BRIEFS

Publication: North Caucasus Weekly Volume: 6 Issue: 34

–RUSSIA WANTS U.N. SANCTIONS AGAINST EXILED CHECHEN REBELS

Russian Foreign Ministry spokesman Mikhail Kamynin told Interfax on September 9 that Russia views the UN Security Council’s anti-terrorist list as incomplete and wants Chechen extremists who have committed crimes against Russian citizens to be added. “Unfortunately, the ‘anti-terrorist’ list does not yet include the names of certain people who have committed crimes against Russians,” he said. “To our surprise, they feel quite comfortable in individual Western countries and continue to take steps to destabilize the situation in Chechnya and the entire North Caucasus, collect funds and recruit mercenaries for a ‘dirty’ war against the Chechen people and Russia as a whole. Moscow is not quite satisfied with this list because it is far from being full and includes only al-Qaeda, the Taliban movement and related organizations.” Russia, Kamynin said, favors a more extensive list of such organizations and wants sanctions to be imposed on them and their financial flows to be cut off. An initiative to compile such a list was put forward in U.N. Security Council Resolution 1566, which was adopted after last year’s Beslan hostage crisis. On September 8, the Russian president’s special representative for international cooperation in the fight against terrorism and organized crime, Anatoly Safonov, said Russia would do everything within its power to secure the extradition of Akhmad Zakaev and Ilyas Akhmadov.

–ALKHANOV: EX-REBELS WELCOME TO RUN FOR PARLIAMENT

Chechen President Alu Alkhanov said on September 11 that former rebels would be allowed to run in the republic’s parliamentary elections, set for November 27. “If a candidate…is not located in an institution of confinement and if the necessary number of constituents vote for him, he will become a [parliamentary] deputy,” Alkhanov told Interfax. “According to our information, both deputies from the former, so-called parliament of Ichkeria and people who held various posts in the governments of Maskhadov and Dudaev plan to put forward their candidacies.” He also said “persons who yielded to false ideals and in different times wound up in the ranks of the illegal armed formations, but, without having committed crimes, managed to return in time to civilian life, and who the law-enforcement organs have no claims on, also will be able to take part in the election as candidates.” He added that the government is “prepared to accept observers from any international organizations.” On September 12, Alkhanov reported that he had invited the Council of Europe to send observers to the elections, Itar-Tass reported.

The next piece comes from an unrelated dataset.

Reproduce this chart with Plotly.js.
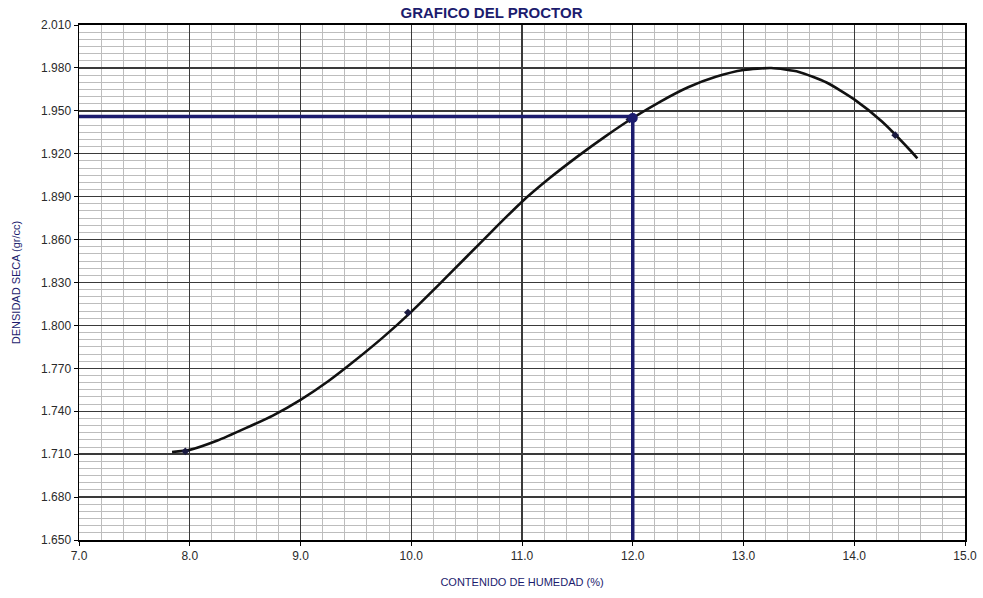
<!DOCTYPE html>
<html>
<head>
<meta charset="utf-8">
<script src="https://cdn.plot.ly/plotly-3.0.1.min.js"></script>
<style>html,body{margin:0;padding:0;background:#fff;}#chart{width:983px;height:598px;}</style>
</head>
<body>
<div id="chart"></div>
<script>
// Ensayo Proctor: puntos medidos
const humedad = [7.96, 9.97, 11.97, 14.37];
const densidad = [1.712, 1.809, 1.944, 1.933];

// Curva de compactación
const curvaX = [7.84, 8.00, 8.25, 8.50, 8.75, 9.00, 9.25, 9.50, 9.75, 10.00, 10.25, 10.50, 10.75, 11.00, 11.25, 11.50, 11.75, 12.00, 12.25, 12.50, 12.75, 13.00, 13.25, 13.50, 13.75, 14.00, 14.25, 14.50, 14.57];
const curvaY = [1.7115, 1.7130, 1.7195, 1.7280, 1.7370, 1.7480, 1.7610, 1.7760, 1.7920, 1.8095, 1.8285, 1.8480, 1.8675, 1.8865, 1.9030, 1.9180, 1.9320, 1.9450, 1.9565, 1.9665, 1.9738, 1.9785, 1.9799, 1.9772, 1.9698, 1.9580, 1.9425, 1.9228, 1.9168];

// Densidad máxima seca y humedad óptima
const optX = [7.0, 12.0, 12.0];
const optY = [1.946, 1.946, 1.650];

const yTicks = [1.650, 1.680, 1.710, 1.740, 1.770, 1.800, 1.830, 1.860, 1.890, 1.920, 1.950, 1.980, 2.010];
const xTicks = [7, 8, 9, 10, 11, 12, 13, 14, 15];

const navy = '#1c1c6e';
const font = 'Liberation Sans Narrow, Arial Narrow, Liberation Sans, Arial, sans-serif';

const traces = [
  {x: optX, y: optY, mode: 'lines', line: {color: navy, width: 3.5}, hoverinfo: 'skip', showlegend: false},
  {x: curvaX, y: curvaY, mode: 'lines', line: {color: '#111', width: 2.6, shape: 'spline', smoothing: 0.6}, showlegend: false},
  {x: humedad, y: densidad, mode: 'markers', marker: {color: '#1a1a40', size: 6, symbol: 'diamond'}, showlegend: false},
  {x: [12.0], y: [1.945], mode: 'markers', marker: {color: navy, size: 10}, showlegend: false}
];

const layout = {
  width: 983, height: 598,
  margin: {l: 79, r: 18, t: 25, b: 58},
  paper_bgcolor: '#fff', plot_bgcolor: '#fff',
  title: {text: '<b>GRAFICO DEL PROCTOR</b>', x: 0.5, xanchor: 'center', y: 0.988, yanchor: 'top',
          font: {family: font, size: 15, color: navy}},
  xaxis: {
    range: [7, 15], tickvals: xTicks, tickformat: '.1f',
    showgrid: true, gridcolor: '#3a3a3a', gridwidth: 1.4,
    minor: {dtick: 0.2, showgrid: true, gridcolor: '#bdbdbd', gridwidth: 1},
    showline: true, linecolor: '#000', linewidth: 2, mirror: true,
    ticks: 'outside', ticklen: 4, tickcolor: '#000',
    zeroline: false,
    tickfont: {family: font, size: 12, color: '#2a2a2a'},
    title: {text: 'CONTENIDO DE HUMEDAD (%)', standoff: 16, font: {family: font, size: 11, color: navy}}
  },
  yaxis: {
    range: [1.650, 2.010], tickvals: yTicks, tickformat: '.3f',
    showgrid: true, gridcolor: '#3a3a3a', gridwidth: 1.4,
    minor: {dtick: 0.005, showgrid: true, gridcolor: '#bdbdbd', gridwidth: 1},
    showline: true, linecolor: '#000', linewidth: 1.5, mirror: true,
    ticks: 'outside', ticklen: 4, tickcolor: '#000',
    zeroline: false,
    tickfont: {family: font, size: 12, color: '#2a2a2a'},
    title: {text: 'DENSIDAD SECA (gr/cc)', standoff: 18, font: {family: font, size: 11, color: navy}}
  }
};

Plotly.newPlot('chart', traces, layout, {displayModeBar: false, staticPlot: true});
</script>
</body>
</html>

–CHECHEN REFUGEES IN GEORGIA PROTEST HARASSMENT

The London-based Institute for War and Peace Reporting (IWPR) reported on September 10 that the remaining 2,000 Chechen refugees of the 7,000 that originally fled to Georgia’s Pankisi Gorge after Russia launched its second military operation in Chechnya in 1999 complain of “constant harassment” by Georgian police. More than 100 Chechen refugees have been picketing the entrance to Duisi, the administrative center of Pankisi, for a third consecutive week. They are refusing to sign the annual round of documentation that registers them as refugees in Georgia, and are threatening to go on a hunger strike unless the United Nations High Commissioner for Refugees (UNHCR) and the Tbilisi government act on their complaints. One of the protesters, Vakha Arsanukaev told IWPR: “For six years, we have been living in constant fear. Our rights are being violated all the time and nothing is being done to solve our problems. This is not our first action. But this time, we refugees are not going to surrender until we achieve some result.”